Quando se esperava que ondas de calor mundo afora e também aqui dentro, além de inundações nunca antes vistas no Estado, tivessem reforçado a urgência de frear a mudança climática, a Câmara dos Deputados cometeu uma façanha: aprovou a "agenda verde" e incluiu, na carona, um incentivo ao carvão - um dos maiores geradores de gases do efeito estufa.
Não bastasse a contradição e o "inconveniente" da agenda, a medida ainda terá custo para os contribuintes estimado em R$ 3 bilhões ao ano pela Associação Brasileira dos Grandes Consumidores Industrias de Energia (Abrace) - sem contar a "inconveniência" de ter sido aprovada na véspera da abertura da COP28, em Dubai.

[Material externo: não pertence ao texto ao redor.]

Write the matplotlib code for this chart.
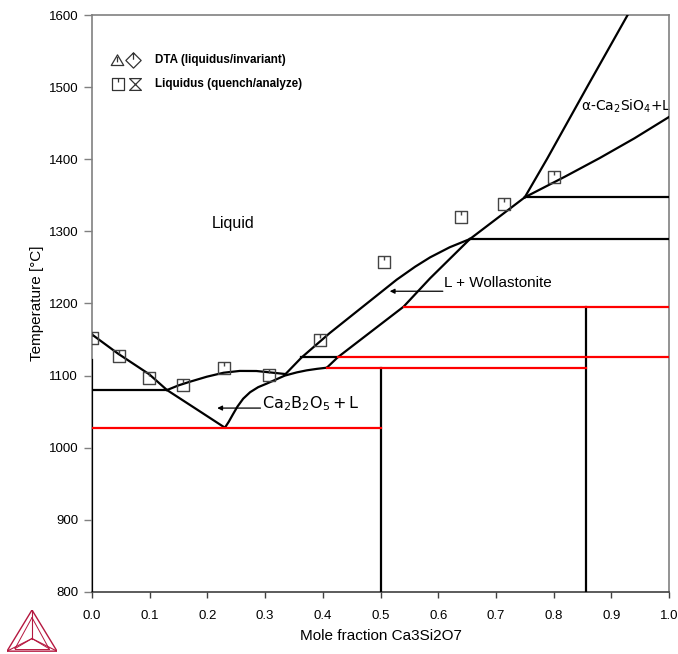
import matplotlib
matplotlib.use("Agg")
import matplotlib.pyplot as plt
from matplotlib.path import Path

# ---- phase boundaries: mole fraction Ca3Si2O7 vs temperature (°C) ----
liq_left_x = [0.000, 0.046, 0.099, 0.130, 0.182, 0.230]
liq_left_T = [1157, 1130, 1102, 1080, 1053, 1028]

b2o5_liq_x = [0.130, 0.150, 0.170, 0.199, 0.228, 0.256, 0.285, 0.314, 0.334]
b2o5_liq_T = [1080, 1086.5, 1091.6, 1098.5, 1104.0, 1106.5, 1106.4, 1104.0, 1102.3]

b2o5_low_x = [0.2305, 0.237, 0.244, 0.252, 0.262, 0.274, 0.288, 0.303, 0.320,
              0.334, 0.355, 0.372, 0.390, 0.407]
b2o5_low_T = [1028, 1036, 1046, 1057, 1068, 1077, 1084, 1089, 1095,
              1100, 1104.5, 1107.3, 1109.4, 1111]

wol_liq_x = [0.334, 0.363, 0.412, 0.470, 0.528, 0.560, 0.586, 0.620, 0.655]
wol_liq_T = [1101, 1125, 1159, 1196, 1233, 1251, 1264, 1278, 1289.4]

wol_low_x = [0.407, 0.426, 0.540, 0.586, 0.655]
wol_low_T = [1111, 1125.5, 1195.6, 1235, 1289.4]

mid_x = [0.655, 0.750]
mid_T = [1289.4, 1347.2]

c2s_liq_x = [0.750, 0.789, 0.860, 0.929]
c2s_liq_T = [1347.2, 1401, 1503, 1601]

c2s_low_x = [0.750, 0.820, 0.880, 0.940, 1.000]
c2s_low_T = [1347.2, 1376, 1401.7, 1429, 1458.6]

# invariant lines: (x_start, x_end, T)
black_h = [(0.000, 0.130, 1080), (0.363, 0.426, 1125.5),
           (0.655, 1.000, 1289.5), (0.750, 1.000, 1347.2)]
red_h = [(0.000, 0.500, 1027), (0.407, 0.857, 1111),
         (0.426, 1.000, 1125.5), (0.540, 1.000, 1195.6)]
# vertical lines: (x, T_low, T_high)
black_v = [(0.000, 800, 1122), (0.500, 800, 1111), (0.857, 800, 1195.6)]

# ---- experimental liquidus (quench/analyze) ----
quench_x = [0.000, 0.046, 0.099, 0.158, 0.228, 0.306, 0.395, 0.506, 0.639, 0.714, 0.800]
quench_T = [1152, 1127, 1097, 1087, 1111, 1101, 1149, 1257, 1320, 1338, 1376]

x_ticks = [0.0, 0.1, 0.2, 0.3, 0.4, 0.5, 0.6, 0.7, 0.8, 0.9, 1.0]
y_ticks = [800, 900, 1000, 1100, 1200, 1300, 1400, 1500, 1600]

# ---- marker shapes ----
M, L, C = Path.MOVETO, Path.LINETO, Path.CLOSEPOLY
sq_tick = Path([(-1, -1), (1, -1), (1, 1), (-1, 1), (-1, -1), (0, 1), (0, 0.3)],
               [M, L, L, L, C, M, L])
tri_tick = Path([(-1, -0.8), (1, -0.8), (0, 0.9), (-1, -0.8), (0, 0.55), (0, -0.3)],
                [M, L, L, C, M, L])
dia_tick = Path([(0, 1), (1, 0), (0, -1), (-1, 0), (0, 1), (0, 1), (0, 0.1)],
                [M, L, L, L, C, M, L])
hourglass = Path([(-1, 1), (1, 1), (-1, -1), (1, -1), (-1, 1)],
                 [M, L, L, L, C])

plt.rcParams['font.family'] = ['Liberation Sans', 'DejaVu Sans']

fig = plt.figure(figsize=(6.78, 6.54), dpi=100)
ax = fig.add_axes([92 / 678, 1 - 592 / 654, 577 / 678, 577 / 654])

lw = 1.6
for xs, Ts in [(liq_left_x, liq_left_T), (b2o5_liq_x, b2o5_liq_T),
               (b2o5_low_x, b2o5_low_T), (wol_liq_x, wol_liq_T),
               (wol_low_x, wol_low_T), (mid_x, mid_T),
               (c2s_liq_x, c2s_liq_T), (c2s_low_x, c2s_low_T)]:
    ax.plot(xs, Ts, color='black', lw=lw, solid_joinstyle='round', zorder=3)

for x0, x1, T in black_h:
    ax.plot([x0, x1], [T, T], color='black', lw=lw, zorder=3)
for x, T0, T1 in black_v:
    ax.plot([x, x], [T0, T1], color='black', lw=lw, zorder=3)
for x0, x1, T in red_h:
    ax.plot([x0, x1], [T, T], color='#ff0000', lw=lw, zorder=4)

ax.plot(quench_x, quench_T, linestyle='none', marker=sq_tick, markersize=8,
        markerfacecolor='none', markeredgecolor='#444444', markeredgewidth=1.0,
        zorder=5)

# region labels
ax.text(0.208, 1311, 'Liquid', fontsize=11.5, va='center', ha='left')
ax.text(0.610, 1229, 'L + Wollastonite', fontsize=11, va='center', ha='left')
ax.text(0.295, 1061, r'Ca$_2$B$_2$O$_5\,$+$\,$L', fontsize=11.5, va='center',
        ha='left', family='DejaVu Sans')
ax.text(0.848, 1474, r'α-Ca$_2$SiO$_4$+L', fontsize=10, va='center', ha='left',
        family='DejaVu Sans', zorder=1)

arrow = dict(arrowstyle='-|>', color='black', lw=0.9, mutation_scale=7,
             shrinkA=0, shrinkB=0)
ax.annotate('', xy=(0.516, 1217), xytext=(0.608, 1217), arrowprops=arrow)
ax.annotate('', xy=(0.217, 1055), xytext=(0.292, 1055), arrowprops=arrow)

# symbol key
key_kw = dict(linestyle='none', markerfacecolor='none', markeredgecolor='#333333',
              markeredgewidth=0.9, transform=ax.transAxes, clip_on=False)
ax.plot([0.0433], [0.9225], marker=tri_tick, markersize=9, **key_kw)
ax.plot([0.0710], [0.9225], marker=dia_tick, markersize=11, **key_kw)
ax.plot([0.0450], [0.8800], marker=sq_tick, markersize=8, **key_kw)
ax.plot([0.0745], [0.8800], marker=hourglass, markersize=8.5, **key_kw)
ax.text(0.1092, 0.9225, 'DTA (liquidus/invariant)', transform=ax.transAxes,
        fontsize=8.4, fontweight='bold', va='center', ha='left')
ax.text(0.1092, 0.8800, 'Liquidus (quench/analyze)', transform=ax.transAxes,
        fontsize=8.4, fontweight='bold', va='center', ha='left')

ax.set_xlim(0, 1)
ax.set_ylim(800, 1600)
ax.set_xticks(x_ticks)
ax.set_xticklabels([f'{v:.1f}' for v in x_ticks])
ax.set_yticks(y_ticks)
ax.set_yticklabels([str(v) for v in y_ticks])
ax.tick_params(axis='y', direction='out', length=6, width=1, color='#808080',
               pad=4, labelsize=9.5)
ax.tick_params(axis='x', direction='out', length=4, width=1, color='#404040',
               pad=9, labelsize=9.5)
for side in ['top', 'left', 'right']:
    ax.spines[side].set_color('#808080')
    ax.spines[side].set_linewidth(1.2)
ax.spines['bottom'].set_color('#404040')
ax.spines['bottom'].set_linewidth(1.2)

ax.set_xlabel('Mole fraction Ca3Si2O7', fontsize=11, labelpad=5)
ax.set_ylabel('Temperature [°C]', fontsize=11, labelpad=3)

# logo in the lower-left corner
lg = fig.add_axes([7 / 678, 2 / 654, 50 / 678, 42 / 654])
lg.set_xlim(0, 1)
lg.set_ylim(0, 1)
lg.axis('off')
red = '#b5173f'
A, B, Cc = (0.5, 1.0), (0.0, 0.02), (1.0, 0.02)
cen = (0.5, 0.32)
lg.plot([A[0], B[0], Cc[0], A[0]], [A[1], B[1], Cc[1], A[1]], color=red, lw=1.0)
for v in (A, B, Cc):
    lg.plot([v[0], cen[0]], [v[1], cen[1]], color=red, lw=0.8)
inner = [(0.5, 0.82), (0.16, 0.08), (0.84, 0.08)]
for v in inner:
    lg.plot([v[0], cen[0]], [v[1], cen[1]], color=red, lw=0.7)
lg.plot([inner[1][0], inner[2][0]], [inner[1][1], inner[2][1]], color=red, lw=0.7)
lg.plot([inner[0][0], inner[1][0]], [inner[0][1], inner[1][1]], color=red, lw=0.7)
lg.plot([inner[0][0], inner[2][0]], [inner[0][1], inner[2][1]], color=red, lw=0.7)

fig.savefig('out.png', dpi=100)
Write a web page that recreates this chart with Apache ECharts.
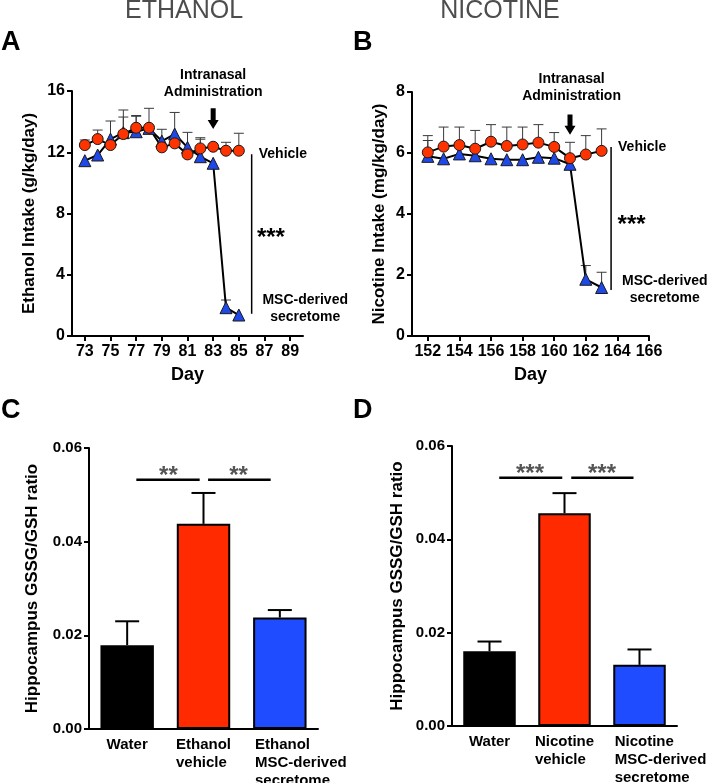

Na noite de quarta-feira (29), a Câmara enfim aprovou a regulação das eólicas no mar, o que abre caminho para projetos de hidrogênio verde no Brasil. No entanto, uma emenda acrescentada de última hora no projeto prevê que a União dê prioridade à contratação de termelétricas abastecidas a carvão em momentos de necessidade, como o que acabou de ser configurado com a onda de calor no centro do país. O texto beneficia usinas cujos contratos se encerram até 2028 e, com a medida, poderiam ser recontratadas até 2050.
O projeto ainda tem de passar pelo Senado, onde o jabuti poderá, eventualmente, ser removido. Em nota, a Abrace afirma ter recebido "com surpresa a imposição de mais subsídios ao carvão na conta de energia no momento em que o país deve seguir sua vocação de energia limpa, barata e segura, ampliando o uso de fontes renováveis e que deveria mostrar para o mundo que podemos ser os líderes da transição energética com menos carbono".
A nota é de uma associação de grandes empresas, não é de ONG nem de ambientalistas que não têm foco na racionalidade econômica. É uma medida capaz de provocar reação até em Dubai, onde já grita a contradição entre a produção petrolífera e a realização de uma cúpula climática para discutir compromissos com o futuro do planeta.